▶ **Dataset records**:
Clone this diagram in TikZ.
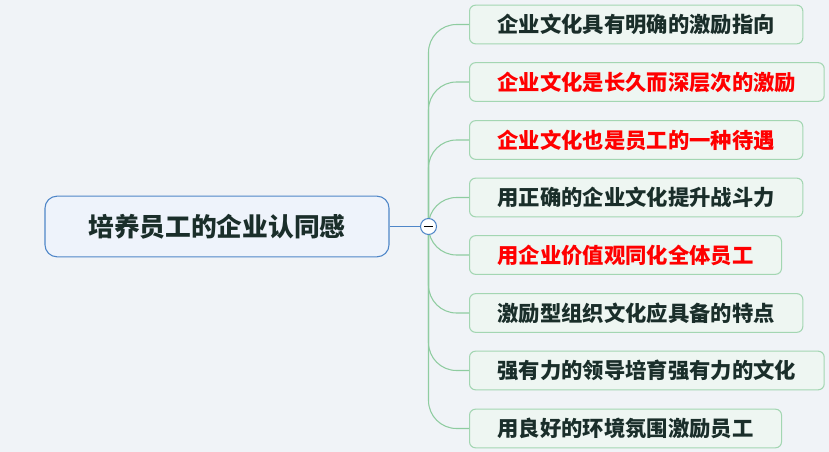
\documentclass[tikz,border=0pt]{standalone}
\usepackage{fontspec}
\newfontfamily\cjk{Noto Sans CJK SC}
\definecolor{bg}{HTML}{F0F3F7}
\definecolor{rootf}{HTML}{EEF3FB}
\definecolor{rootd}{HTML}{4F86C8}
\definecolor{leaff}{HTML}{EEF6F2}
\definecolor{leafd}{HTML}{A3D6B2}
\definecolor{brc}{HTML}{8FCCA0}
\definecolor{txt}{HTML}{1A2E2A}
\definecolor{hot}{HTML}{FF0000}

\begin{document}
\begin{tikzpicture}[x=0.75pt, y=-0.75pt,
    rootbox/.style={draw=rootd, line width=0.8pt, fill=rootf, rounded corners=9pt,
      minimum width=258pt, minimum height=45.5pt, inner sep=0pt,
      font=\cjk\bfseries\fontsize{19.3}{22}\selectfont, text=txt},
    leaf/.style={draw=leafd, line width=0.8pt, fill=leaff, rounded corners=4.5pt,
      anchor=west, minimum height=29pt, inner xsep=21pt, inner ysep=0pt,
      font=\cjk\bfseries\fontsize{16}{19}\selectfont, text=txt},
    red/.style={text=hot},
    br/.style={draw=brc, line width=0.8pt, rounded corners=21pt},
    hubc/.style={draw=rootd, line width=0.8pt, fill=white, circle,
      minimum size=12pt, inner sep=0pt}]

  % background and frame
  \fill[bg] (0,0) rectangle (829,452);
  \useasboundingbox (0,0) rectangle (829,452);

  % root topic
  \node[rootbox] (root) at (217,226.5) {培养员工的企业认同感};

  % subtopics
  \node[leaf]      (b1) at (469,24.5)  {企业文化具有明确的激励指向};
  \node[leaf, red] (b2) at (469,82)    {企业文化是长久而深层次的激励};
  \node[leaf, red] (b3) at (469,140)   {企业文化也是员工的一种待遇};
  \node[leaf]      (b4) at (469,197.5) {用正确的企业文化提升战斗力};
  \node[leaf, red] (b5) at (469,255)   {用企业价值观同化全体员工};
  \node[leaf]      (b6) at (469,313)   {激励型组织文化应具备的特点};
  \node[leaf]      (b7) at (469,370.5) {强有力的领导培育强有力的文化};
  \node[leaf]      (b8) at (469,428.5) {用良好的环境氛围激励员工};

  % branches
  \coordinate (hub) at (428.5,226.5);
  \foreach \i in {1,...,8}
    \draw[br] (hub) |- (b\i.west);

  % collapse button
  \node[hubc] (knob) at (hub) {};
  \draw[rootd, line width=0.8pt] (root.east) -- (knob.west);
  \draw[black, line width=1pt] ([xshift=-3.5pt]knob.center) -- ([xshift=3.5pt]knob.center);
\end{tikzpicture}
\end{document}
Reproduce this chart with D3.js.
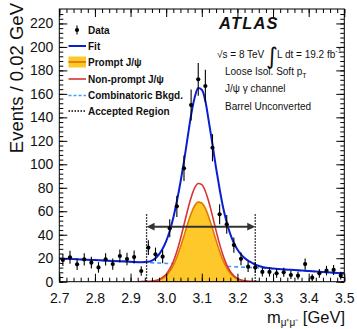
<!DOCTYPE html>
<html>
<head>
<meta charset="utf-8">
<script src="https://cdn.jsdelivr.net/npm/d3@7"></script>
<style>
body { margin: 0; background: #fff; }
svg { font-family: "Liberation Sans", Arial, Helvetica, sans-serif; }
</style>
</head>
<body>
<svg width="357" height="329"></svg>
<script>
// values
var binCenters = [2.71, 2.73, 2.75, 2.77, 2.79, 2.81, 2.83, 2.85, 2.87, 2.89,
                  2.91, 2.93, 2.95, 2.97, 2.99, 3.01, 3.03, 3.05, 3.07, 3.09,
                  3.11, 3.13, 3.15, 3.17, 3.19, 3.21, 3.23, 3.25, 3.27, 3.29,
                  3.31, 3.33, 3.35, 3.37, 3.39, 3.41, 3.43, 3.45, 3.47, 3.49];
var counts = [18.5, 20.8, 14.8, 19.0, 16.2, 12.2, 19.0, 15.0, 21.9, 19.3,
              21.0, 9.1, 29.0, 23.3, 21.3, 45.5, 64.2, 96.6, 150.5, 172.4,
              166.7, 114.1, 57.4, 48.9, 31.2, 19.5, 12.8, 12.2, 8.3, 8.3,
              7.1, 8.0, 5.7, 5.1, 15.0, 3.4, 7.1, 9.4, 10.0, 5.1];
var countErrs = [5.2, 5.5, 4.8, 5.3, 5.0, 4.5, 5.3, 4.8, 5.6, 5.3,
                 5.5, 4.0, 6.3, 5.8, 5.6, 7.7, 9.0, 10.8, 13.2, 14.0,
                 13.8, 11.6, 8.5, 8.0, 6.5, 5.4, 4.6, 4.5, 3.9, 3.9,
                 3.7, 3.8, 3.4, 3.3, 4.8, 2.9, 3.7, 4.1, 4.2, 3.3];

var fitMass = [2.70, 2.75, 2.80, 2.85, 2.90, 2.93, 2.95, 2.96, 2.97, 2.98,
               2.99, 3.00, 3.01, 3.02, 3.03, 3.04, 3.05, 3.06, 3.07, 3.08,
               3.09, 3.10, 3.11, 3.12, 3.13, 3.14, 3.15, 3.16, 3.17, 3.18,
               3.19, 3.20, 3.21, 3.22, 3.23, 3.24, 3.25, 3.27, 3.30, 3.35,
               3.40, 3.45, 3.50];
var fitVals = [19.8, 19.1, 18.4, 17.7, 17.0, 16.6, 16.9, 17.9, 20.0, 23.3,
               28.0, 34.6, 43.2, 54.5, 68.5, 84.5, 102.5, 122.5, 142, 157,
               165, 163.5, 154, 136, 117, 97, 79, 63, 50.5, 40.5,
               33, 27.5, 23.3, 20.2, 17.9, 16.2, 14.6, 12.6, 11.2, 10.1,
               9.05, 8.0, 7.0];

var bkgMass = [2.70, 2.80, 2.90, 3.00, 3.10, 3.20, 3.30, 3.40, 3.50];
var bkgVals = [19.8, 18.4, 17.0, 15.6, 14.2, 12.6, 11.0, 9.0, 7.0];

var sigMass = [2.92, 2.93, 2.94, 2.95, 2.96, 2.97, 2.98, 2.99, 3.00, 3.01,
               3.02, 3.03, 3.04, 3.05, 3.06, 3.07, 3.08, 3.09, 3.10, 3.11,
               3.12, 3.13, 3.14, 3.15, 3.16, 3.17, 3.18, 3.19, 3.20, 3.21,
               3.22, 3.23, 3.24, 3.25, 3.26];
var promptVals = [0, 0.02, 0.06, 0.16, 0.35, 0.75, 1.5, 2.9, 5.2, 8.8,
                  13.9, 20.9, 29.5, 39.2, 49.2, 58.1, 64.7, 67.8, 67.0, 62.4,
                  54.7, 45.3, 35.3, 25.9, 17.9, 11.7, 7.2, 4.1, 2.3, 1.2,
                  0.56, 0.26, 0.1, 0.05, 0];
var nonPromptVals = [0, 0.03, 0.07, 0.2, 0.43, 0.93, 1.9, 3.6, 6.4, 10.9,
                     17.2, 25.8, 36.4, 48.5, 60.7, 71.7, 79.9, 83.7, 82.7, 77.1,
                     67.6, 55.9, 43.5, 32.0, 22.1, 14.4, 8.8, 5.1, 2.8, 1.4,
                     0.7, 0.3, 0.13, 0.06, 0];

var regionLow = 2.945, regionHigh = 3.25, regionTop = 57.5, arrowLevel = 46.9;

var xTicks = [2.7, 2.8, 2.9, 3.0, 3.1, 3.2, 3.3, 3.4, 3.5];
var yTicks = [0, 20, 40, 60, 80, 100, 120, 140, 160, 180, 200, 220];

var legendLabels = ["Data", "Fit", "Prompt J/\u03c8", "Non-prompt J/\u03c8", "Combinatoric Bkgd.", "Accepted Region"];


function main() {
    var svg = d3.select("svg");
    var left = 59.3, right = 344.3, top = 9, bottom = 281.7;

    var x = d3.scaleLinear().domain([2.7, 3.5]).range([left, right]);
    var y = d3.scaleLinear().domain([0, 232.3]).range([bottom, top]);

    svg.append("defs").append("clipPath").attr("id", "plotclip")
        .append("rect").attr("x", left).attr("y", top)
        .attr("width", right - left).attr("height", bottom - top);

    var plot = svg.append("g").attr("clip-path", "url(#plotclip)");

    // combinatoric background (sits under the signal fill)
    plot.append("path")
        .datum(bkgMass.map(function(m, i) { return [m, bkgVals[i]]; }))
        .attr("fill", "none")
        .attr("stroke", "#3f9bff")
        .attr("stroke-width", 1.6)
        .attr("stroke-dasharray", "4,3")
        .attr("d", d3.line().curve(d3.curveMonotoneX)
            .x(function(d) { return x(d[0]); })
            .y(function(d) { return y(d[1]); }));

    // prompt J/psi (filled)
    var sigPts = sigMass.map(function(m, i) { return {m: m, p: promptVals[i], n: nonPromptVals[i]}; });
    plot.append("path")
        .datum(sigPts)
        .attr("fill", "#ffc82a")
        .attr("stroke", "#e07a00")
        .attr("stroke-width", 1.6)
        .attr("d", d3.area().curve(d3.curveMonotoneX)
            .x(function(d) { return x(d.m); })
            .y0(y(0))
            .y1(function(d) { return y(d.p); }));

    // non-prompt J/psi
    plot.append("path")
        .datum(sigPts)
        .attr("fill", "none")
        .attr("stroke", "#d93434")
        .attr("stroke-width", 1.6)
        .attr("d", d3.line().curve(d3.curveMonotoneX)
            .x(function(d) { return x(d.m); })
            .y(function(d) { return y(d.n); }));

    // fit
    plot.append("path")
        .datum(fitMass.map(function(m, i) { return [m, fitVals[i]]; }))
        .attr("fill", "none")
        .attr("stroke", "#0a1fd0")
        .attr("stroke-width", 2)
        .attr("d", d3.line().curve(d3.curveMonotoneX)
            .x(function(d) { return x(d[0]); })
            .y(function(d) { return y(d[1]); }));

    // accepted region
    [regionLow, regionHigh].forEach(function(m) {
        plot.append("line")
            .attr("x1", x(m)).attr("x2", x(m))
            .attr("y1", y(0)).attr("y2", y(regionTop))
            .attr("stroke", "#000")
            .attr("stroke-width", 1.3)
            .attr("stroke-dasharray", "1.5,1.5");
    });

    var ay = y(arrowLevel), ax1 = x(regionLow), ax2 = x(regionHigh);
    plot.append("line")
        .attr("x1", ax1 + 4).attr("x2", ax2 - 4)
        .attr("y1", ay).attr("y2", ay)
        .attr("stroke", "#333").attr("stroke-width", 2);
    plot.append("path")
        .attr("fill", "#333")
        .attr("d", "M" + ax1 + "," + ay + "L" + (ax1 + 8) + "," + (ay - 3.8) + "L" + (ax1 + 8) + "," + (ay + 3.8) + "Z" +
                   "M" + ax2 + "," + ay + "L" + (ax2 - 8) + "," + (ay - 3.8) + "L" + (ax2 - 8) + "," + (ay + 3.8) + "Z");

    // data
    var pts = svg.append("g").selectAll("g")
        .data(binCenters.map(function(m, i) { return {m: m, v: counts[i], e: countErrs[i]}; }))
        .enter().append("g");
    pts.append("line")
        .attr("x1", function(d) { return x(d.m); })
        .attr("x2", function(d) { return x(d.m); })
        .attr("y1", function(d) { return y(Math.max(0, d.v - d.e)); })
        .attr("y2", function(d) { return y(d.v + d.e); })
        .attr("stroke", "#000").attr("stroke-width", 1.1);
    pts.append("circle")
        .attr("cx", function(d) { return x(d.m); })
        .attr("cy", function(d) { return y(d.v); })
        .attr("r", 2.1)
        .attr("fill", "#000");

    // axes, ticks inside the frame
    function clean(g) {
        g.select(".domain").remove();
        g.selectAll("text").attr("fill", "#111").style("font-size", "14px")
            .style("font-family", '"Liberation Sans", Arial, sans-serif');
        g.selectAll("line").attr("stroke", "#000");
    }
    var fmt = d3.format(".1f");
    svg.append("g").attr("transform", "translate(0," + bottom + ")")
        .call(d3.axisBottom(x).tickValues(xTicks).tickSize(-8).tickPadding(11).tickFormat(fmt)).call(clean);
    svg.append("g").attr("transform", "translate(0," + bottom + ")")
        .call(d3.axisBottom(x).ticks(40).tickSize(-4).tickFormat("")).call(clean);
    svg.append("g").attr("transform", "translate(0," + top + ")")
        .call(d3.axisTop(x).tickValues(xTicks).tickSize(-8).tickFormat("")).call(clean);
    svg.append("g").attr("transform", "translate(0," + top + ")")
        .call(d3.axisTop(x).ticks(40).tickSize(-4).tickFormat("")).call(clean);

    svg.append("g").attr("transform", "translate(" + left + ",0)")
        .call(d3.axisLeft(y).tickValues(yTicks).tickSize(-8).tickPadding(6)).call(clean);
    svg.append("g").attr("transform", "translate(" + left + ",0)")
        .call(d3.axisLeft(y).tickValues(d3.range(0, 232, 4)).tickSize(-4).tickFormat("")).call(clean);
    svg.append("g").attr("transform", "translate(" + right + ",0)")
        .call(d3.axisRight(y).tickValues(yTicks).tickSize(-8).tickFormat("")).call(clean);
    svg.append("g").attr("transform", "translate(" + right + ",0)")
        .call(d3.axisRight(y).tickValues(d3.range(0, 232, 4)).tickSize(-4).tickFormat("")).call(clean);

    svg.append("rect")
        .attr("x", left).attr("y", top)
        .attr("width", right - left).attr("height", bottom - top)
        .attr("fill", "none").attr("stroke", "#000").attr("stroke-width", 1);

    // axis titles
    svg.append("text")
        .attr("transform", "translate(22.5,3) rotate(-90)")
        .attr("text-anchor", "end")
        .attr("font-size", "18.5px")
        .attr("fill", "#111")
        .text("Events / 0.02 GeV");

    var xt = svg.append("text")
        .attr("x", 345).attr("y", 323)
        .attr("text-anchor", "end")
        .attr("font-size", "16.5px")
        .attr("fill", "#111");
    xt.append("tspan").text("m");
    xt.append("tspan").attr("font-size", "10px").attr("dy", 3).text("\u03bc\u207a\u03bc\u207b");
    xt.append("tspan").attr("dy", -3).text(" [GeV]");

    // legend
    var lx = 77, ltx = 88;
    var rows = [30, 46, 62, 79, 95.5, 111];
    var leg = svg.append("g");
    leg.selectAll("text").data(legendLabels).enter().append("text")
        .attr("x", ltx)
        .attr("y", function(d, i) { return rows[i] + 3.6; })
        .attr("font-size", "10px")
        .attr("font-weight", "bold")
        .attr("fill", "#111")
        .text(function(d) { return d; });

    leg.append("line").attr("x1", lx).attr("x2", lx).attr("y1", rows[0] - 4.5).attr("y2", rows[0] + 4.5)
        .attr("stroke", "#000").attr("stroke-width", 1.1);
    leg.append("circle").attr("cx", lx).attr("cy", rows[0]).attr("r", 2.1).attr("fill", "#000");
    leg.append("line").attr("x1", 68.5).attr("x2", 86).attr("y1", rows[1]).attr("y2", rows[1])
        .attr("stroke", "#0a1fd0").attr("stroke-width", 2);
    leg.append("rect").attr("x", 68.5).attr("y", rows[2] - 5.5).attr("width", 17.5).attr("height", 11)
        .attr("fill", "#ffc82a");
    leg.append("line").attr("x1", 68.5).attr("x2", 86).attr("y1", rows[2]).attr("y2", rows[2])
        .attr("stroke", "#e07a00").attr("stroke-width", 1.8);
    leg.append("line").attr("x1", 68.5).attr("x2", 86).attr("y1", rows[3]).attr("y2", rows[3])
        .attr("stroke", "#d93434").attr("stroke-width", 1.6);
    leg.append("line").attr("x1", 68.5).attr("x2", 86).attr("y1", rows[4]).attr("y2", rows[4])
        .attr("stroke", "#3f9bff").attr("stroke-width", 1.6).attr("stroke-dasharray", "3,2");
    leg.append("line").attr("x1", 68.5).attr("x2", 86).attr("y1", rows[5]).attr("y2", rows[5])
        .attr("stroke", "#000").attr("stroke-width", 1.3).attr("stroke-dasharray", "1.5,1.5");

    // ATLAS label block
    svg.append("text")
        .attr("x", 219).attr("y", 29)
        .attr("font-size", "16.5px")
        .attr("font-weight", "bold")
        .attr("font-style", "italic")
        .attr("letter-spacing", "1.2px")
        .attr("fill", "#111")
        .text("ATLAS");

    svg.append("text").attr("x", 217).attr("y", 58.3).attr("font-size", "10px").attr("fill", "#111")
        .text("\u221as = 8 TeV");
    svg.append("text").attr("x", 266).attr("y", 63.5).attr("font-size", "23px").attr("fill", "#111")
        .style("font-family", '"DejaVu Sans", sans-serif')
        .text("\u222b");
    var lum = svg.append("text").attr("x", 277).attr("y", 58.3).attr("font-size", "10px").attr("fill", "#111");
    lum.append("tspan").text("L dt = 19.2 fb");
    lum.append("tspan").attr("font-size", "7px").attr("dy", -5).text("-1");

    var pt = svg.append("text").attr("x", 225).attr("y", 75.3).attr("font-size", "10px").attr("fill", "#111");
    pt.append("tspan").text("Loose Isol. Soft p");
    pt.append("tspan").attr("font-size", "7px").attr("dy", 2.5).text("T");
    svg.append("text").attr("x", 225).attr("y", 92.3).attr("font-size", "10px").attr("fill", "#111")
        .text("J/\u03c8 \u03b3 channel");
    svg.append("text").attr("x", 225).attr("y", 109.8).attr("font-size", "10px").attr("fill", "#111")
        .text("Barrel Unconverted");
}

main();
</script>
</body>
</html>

▶ **Requirements**:
Restate, line by line and word for word, everything from the top of the material through the line that contains "(root) at (217,226.5)". Leave pictures out.

▶ **Written answer**:
Clone this diagram in TikZ.
\documentclass[tikz,border=0pt]{standalone}
\usepackage{fontspec}
\newfontfamily\cjk{Noto Sans CJK SC}
\definecolor{bg}{HTML}{F0F3F7}
\definecolor{rootf}{HTML}{EEF3FB}
\definecolor{rootd}{HTML}{4F86C8}
\definecolor{leaff}{HTML}{EEF6F2}
\definecolor{leafd}{HTML}{A3D6B2}
\definecolor{brc}{HTML}{8FCCA0}
\definecolor{txt}{HTML}{1A2E2A}
\definecolor{hot}{HTML}{FF0000}

\begin{document}
\begin{tikzpicture}[x=0.75pt, y=-0.75pt,
    rootbox/.style={draw=rootd, line width=0.8pt, fill=rootf, rounded corners=9pt,
      minimum width=258pt, minimum height=45.5pt, inner sep=0pt,
      font=\cjk\bfseries\fontsize{19.3}{22}\selectfont, text=txt},
    leaf/.style={draw=leafd, line width=0.8pt, fill=leaff, rounded corners=4.5pt,
      anchor=west, minimum height=29pt, inner xsep=21pt, inner ysep=0pt,
      font=\cjk\bfseries\fontsize{16}{19}\selectfont, text=txt},
    red/.style={text=hot},
    br/.style={draw=brc, line width=0.8pt, rounded corners=21pt},
    hubc/.style={draw=rootd, line width=0.8pt, fill=white, circle,
      minimum size=12pt, inner sep=0pt}]

  % background and frame
  \fill[bg] (0,0) rectangle (829,452);
  \useasboundingbox (0,0) rectangle (829,452);

  % root topic
  \node[rootbox] (root) at (217,226.5) {培养员工的企业认同感};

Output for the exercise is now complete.